## Objective:
What is needed is an exact copy of the lines from the line containing "Rebuild this chart" to the line containing "type Pt = [number, number];", both lines included, and nothing else.

## Data provided:
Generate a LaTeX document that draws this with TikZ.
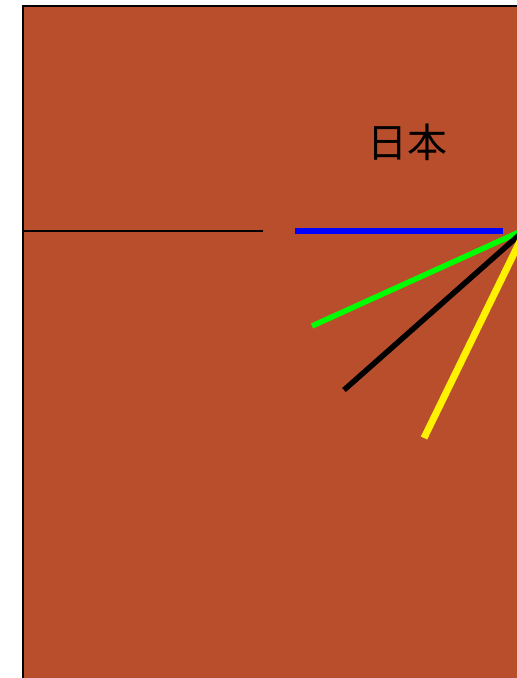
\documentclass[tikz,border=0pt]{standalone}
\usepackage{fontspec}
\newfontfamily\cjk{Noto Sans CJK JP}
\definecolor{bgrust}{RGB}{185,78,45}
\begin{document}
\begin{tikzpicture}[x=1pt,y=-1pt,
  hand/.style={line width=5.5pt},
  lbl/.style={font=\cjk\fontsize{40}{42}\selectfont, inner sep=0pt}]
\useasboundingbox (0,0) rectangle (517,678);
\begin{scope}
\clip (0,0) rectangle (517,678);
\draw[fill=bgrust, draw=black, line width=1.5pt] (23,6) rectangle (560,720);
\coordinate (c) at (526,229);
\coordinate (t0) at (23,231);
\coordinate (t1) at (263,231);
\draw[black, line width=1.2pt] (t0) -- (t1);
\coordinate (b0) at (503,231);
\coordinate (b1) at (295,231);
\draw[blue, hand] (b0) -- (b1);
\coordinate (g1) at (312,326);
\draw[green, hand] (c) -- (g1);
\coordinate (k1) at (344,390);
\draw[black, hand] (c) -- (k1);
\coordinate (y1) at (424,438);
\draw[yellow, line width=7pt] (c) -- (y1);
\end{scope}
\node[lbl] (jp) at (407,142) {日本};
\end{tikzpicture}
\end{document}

--

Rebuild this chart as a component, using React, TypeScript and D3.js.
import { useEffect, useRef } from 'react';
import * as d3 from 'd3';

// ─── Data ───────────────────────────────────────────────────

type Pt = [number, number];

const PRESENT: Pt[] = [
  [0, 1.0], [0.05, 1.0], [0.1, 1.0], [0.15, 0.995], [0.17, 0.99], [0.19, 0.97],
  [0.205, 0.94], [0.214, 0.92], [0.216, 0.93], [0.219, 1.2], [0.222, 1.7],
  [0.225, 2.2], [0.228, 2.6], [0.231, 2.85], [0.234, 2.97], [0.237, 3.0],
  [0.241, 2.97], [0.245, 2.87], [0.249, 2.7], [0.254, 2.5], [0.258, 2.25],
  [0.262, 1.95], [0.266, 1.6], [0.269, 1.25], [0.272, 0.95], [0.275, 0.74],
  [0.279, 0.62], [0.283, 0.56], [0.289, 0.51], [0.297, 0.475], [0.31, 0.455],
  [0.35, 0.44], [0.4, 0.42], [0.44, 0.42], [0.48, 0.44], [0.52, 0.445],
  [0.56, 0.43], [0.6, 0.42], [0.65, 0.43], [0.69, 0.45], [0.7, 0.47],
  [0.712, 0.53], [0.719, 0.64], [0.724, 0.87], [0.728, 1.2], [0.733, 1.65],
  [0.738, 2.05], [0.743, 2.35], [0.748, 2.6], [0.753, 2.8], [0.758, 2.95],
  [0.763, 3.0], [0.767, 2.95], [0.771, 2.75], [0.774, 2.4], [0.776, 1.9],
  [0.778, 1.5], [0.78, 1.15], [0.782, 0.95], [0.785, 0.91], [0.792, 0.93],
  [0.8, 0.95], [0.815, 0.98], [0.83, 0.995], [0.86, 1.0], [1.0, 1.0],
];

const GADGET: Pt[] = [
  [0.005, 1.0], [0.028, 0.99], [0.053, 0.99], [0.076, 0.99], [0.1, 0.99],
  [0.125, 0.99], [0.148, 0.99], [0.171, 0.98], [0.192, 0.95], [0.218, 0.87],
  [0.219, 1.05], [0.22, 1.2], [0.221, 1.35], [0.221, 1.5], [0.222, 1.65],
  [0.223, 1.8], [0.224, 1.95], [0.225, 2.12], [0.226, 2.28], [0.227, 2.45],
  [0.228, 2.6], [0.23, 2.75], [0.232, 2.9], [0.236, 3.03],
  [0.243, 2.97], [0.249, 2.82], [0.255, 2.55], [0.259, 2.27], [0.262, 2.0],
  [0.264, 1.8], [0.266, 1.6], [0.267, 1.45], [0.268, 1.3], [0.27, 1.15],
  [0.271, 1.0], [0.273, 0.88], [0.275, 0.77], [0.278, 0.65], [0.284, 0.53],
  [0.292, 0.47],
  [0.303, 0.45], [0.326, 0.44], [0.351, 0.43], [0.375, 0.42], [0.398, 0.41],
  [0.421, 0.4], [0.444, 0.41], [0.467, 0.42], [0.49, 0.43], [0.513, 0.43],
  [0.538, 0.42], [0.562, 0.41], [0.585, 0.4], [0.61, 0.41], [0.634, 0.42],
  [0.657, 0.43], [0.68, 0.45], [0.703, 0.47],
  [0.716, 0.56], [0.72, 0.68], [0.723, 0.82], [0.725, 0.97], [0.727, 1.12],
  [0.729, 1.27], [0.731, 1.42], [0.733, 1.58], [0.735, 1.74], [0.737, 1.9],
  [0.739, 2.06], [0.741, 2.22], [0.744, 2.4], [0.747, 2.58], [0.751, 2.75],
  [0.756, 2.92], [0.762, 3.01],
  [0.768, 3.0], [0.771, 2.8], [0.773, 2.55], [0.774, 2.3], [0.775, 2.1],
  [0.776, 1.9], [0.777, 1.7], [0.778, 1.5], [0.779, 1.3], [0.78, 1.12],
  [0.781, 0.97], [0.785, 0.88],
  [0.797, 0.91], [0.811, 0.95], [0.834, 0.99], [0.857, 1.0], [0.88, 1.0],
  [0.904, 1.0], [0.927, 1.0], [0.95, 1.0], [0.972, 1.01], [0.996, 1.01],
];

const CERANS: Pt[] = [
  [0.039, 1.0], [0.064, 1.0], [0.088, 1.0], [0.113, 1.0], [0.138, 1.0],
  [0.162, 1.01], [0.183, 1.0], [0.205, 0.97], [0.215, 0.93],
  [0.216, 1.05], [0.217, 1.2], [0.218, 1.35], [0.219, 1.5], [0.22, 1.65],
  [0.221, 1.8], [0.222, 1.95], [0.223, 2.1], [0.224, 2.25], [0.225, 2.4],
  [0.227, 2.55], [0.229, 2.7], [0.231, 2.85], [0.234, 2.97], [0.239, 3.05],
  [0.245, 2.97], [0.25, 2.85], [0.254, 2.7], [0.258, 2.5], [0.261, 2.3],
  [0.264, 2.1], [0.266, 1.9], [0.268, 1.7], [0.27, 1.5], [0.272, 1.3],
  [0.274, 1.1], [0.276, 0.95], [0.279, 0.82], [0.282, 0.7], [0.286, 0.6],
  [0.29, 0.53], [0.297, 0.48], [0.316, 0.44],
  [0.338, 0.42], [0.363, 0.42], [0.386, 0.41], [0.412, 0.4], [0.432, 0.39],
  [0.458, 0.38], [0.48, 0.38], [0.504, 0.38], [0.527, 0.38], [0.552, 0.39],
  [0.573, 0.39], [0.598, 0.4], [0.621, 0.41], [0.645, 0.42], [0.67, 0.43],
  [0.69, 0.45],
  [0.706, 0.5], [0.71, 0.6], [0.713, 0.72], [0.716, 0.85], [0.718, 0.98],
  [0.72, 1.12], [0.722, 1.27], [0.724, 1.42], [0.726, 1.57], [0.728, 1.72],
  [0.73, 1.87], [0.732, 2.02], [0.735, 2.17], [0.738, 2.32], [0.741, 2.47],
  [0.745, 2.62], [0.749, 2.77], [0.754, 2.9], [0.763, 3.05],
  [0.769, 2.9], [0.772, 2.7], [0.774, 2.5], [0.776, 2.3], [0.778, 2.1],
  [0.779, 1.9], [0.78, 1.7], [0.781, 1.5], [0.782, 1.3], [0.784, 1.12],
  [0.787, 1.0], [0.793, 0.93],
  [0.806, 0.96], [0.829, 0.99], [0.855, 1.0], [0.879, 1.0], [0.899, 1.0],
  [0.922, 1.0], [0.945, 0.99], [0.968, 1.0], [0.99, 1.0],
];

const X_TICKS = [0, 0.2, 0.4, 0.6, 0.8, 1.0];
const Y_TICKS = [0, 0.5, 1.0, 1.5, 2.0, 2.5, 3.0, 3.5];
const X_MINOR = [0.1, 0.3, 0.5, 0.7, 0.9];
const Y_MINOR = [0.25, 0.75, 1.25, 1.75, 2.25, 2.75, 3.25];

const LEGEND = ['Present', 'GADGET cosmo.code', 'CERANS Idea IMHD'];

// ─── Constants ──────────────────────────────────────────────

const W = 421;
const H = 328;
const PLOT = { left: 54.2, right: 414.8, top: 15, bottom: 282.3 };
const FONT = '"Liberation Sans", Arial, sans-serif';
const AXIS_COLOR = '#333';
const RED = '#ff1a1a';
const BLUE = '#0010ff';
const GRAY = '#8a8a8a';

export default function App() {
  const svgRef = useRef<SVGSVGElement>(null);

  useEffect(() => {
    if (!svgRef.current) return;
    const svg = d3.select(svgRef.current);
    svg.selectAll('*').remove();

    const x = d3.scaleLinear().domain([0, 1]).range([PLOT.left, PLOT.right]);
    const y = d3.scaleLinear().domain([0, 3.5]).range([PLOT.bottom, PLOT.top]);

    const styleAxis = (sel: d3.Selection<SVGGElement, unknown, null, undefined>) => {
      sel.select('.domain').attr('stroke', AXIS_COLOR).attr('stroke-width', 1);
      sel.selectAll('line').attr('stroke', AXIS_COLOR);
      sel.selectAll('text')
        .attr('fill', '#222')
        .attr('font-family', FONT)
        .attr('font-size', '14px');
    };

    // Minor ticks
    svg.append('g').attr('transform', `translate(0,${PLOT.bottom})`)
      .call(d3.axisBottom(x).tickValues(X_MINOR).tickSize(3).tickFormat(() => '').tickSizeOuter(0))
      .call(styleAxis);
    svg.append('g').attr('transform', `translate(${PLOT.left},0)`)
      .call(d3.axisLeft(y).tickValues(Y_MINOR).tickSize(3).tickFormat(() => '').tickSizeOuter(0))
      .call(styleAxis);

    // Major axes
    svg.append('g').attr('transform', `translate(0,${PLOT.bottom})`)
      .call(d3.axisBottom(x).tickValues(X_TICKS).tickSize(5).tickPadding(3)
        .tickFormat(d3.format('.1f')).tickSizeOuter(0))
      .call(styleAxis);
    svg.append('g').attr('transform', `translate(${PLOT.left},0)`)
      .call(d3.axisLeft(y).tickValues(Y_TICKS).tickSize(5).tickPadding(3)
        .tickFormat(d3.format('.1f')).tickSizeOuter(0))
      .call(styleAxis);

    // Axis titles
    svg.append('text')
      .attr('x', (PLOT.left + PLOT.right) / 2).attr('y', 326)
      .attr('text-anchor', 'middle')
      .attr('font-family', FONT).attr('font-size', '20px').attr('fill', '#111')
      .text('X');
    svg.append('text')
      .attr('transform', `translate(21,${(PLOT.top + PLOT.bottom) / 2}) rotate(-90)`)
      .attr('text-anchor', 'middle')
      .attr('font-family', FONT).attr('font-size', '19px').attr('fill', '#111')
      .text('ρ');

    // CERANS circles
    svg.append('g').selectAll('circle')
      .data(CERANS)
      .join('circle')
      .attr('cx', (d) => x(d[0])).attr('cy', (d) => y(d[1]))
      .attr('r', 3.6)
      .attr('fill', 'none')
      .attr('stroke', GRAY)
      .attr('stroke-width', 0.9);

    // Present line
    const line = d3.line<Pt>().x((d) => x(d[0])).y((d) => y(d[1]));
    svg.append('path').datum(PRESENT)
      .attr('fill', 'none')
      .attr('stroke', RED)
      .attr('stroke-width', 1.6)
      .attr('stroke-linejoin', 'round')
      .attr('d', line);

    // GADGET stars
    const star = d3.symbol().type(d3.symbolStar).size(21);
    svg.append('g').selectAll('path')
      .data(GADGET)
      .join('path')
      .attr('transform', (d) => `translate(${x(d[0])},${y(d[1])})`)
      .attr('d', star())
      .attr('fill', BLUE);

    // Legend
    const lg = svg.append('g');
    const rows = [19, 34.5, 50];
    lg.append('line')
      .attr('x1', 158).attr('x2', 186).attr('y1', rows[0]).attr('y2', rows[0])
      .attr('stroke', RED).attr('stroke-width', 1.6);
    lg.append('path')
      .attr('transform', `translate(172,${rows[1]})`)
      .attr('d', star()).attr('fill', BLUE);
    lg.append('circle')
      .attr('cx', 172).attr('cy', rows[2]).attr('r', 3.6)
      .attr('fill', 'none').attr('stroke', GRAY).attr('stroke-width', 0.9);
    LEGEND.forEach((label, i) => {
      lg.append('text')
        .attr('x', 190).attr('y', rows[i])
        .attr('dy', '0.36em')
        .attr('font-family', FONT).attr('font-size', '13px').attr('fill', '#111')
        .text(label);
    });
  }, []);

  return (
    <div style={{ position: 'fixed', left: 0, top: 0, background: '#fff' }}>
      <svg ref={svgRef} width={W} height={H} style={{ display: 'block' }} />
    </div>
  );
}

## Answer to this exercise:
Rebuild this chart as a component, using React, TypeScript and D3.js.
import { useEffect, useRef } from 'react';
import * as d3 from 'd3';

// ─── Data ───────────────────────────────────────────────────

type Pt = [number, number];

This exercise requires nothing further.